### What needs to be done:
Check every line below for the word "with" and show those that hold it.
########################################
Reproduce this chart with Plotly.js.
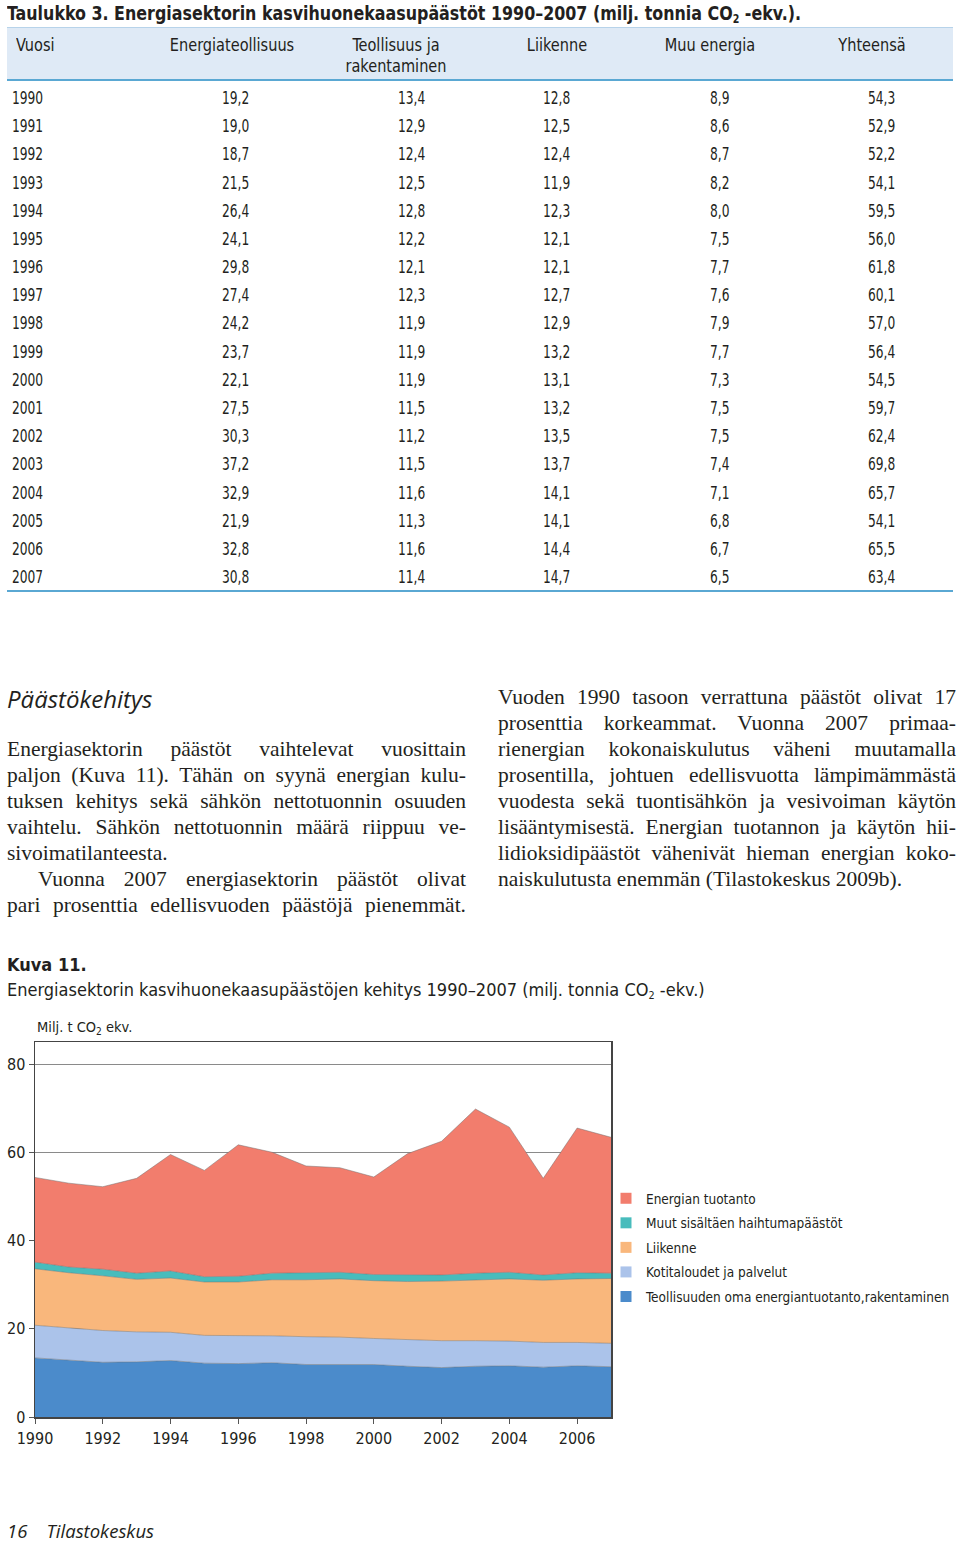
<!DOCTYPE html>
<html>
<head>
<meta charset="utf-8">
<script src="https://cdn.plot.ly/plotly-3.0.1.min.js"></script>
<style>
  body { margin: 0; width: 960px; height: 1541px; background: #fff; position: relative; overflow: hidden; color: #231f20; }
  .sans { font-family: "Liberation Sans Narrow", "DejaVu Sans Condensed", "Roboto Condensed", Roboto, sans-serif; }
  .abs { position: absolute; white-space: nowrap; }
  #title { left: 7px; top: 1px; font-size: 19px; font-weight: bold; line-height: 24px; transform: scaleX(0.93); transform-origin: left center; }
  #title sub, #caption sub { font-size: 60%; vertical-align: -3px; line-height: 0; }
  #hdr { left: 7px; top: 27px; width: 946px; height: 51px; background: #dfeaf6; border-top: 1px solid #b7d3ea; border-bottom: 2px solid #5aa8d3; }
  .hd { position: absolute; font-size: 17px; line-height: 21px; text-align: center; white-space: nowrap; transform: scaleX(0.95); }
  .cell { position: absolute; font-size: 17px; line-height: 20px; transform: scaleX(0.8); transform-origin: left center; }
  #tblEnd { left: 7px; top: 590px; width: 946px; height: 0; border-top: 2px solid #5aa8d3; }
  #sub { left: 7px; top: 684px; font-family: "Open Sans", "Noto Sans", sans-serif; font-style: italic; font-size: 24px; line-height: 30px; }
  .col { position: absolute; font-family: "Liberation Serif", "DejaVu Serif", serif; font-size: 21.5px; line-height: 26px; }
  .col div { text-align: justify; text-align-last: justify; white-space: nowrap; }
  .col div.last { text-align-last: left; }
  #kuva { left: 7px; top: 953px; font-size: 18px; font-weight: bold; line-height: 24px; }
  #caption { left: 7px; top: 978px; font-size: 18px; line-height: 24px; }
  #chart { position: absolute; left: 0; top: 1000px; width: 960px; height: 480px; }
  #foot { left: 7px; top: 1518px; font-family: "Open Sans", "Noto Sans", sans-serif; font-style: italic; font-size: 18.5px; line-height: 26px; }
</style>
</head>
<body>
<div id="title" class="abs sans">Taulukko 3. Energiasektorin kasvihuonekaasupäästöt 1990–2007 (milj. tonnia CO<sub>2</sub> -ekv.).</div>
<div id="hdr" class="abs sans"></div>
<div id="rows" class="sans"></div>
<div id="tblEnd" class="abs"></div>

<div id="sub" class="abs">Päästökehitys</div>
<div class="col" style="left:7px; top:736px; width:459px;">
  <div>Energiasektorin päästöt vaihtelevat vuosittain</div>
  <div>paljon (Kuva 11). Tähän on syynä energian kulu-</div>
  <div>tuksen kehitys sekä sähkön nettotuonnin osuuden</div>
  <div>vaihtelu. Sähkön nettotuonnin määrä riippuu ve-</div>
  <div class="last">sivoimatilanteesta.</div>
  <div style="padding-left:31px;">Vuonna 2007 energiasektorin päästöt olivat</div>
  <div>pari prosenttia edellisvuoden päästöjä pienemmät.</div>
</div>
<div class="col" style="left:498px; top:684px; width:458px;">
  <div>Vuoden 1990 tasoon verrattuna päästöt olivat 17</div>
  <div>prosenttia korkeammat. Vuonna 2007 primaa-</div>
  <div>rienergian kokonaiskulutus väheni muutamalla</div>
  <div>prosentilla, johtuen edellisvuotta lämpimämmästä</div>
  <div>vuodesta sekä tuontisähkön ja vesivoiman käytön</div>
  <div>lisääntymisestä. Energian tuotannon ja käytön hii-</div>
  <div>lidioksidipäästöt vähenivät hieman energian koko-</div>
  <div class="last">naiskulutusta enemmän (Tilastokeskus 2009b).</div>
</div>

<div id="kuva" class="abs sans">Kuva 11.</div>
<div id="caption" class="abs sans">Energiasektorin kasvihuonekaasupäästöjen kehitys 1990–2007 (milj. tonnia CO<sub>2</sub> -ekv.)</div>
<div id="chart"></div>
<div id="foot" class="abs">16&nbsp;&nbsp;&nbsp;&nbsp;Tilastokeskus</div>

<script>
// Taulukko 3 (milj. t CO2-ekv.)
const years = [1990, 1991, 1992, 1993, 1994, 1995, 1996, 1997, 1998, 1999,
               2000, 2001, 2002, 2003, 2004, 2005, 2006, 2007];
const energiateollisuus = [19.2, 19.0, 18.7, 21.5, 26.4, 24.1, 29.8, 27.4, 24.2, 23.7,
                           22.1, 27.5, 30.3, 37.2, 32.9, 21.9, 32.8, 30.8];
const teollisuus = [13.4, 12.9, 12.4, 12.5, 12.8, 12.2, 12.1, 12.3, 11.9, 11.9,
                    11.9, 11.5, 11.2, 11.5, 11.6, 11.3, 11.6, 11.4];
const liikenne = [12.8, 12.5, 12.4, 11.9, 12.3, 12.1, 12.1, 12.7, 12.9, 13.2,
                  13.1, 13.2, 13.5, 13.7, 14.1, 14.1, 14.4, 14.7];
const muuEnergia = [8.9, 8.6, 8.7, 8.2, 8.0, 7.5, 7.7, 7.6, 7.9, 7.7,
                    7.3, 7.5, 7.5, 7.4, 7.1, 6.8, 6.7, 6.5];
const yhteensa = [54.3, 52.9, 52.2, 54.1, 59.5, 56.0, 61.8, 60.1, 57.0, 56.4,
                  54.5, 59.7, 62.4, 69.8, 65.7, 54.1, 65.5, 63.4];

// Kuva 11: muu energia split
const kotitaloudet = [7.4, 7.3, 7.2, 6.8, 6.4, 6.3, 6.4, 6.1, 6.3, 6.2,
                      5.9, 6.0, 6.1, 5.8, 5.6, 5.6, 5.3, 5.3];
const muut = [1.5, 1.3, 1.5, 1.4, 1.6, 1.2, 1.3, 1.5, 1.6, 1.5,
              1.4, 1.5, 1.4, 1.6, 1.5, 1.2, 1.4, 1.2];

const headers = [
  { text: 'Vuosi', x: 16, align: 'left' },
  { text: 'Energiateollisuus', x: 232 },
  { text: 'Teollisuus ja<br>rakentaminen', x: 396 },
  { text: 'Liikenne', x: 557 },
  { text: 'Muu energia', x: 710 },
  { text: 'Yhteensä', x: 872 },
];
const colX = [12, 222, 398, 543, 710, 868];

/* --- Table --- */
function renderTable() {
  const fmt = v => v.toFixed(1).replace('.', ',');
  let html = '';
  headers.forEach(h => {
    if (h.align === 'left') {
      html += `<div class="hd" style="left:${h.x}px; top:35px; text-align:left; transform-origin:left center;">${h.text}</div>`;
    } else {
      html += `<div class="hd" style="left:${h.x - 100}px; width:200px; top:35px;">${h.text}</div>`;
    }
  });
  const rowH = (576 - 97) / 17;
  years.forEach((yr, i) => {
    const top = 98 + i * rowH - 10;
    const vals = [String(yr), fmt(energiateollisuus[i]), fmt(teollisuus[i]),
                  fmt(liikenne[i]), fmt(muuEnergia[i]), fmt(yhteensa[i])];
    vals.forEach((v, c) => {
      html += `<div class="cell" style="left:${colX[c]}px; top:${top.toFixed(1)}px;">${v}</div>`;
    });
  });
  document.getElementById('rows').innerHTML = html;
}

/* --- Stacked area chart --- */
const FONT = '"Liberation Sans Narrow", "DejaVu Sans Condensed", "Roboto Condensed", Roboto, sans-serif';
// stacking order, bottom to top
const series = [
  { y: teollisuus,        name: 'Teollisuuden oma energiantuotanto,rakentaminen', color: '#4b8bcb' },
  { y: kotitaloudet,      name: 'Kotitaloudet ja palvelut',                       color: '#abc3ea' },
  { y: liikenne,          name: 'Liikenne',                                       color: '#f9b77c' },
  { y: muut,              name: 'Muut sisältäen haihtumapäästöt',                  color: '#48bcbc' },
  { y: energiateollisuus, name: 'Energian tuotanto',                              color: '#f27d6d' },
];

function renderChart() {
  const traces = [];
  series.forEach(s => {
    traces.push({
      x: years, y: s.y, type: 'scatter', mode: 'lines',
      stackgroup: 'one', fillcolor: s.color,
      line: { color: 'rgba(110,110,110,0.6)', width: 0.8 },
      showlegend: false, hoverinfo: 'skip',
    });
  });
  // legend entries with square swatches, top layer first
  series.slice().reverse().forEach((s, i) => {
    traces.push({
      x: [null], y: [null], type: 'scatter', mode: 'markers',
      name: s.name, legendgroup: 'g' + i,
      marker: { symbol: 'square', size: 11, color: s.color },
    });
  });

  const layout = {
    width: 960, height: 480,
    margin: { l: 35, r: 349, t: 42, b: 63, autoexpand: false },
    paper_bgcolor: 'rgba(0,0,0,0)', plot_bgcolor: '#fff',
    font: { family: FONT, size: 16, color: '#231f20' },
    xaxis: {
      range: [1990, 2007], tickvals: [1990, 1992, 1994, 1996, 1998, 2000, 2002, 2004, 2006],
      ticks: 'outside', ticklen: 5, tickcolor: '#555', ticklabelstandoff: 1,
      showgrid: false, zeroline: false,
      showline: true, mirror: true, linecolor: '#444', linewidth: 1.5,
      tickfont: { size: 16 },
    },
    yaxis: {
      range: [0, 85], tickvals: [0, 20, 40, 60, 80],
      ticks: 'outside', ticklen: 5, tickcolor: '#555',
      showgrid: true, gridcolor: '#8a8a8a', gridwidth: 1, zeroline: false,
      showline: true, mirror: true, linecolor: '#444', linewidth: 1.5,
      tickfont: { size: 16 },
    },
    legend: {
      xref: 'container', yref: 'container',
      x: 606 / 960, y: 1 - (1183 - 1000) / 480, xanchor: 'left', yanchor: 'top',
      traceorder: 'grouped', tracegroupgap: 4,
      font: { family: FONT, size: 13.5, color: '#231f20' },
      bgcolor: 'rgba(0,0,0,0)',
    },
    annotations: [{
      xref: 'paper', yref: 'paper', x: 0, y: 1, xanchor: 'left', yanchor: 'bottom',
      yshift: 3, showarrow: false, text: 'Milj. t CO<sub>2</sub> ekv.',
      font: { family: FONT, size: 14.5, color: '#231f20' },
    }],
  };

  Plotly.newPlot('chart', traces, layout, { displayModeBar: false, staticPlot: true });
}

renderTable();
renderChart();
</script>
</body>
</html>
########################################
### The solution:
Reproduce this chart with Plotly.js.
  // legend entries with square swatches, top layer first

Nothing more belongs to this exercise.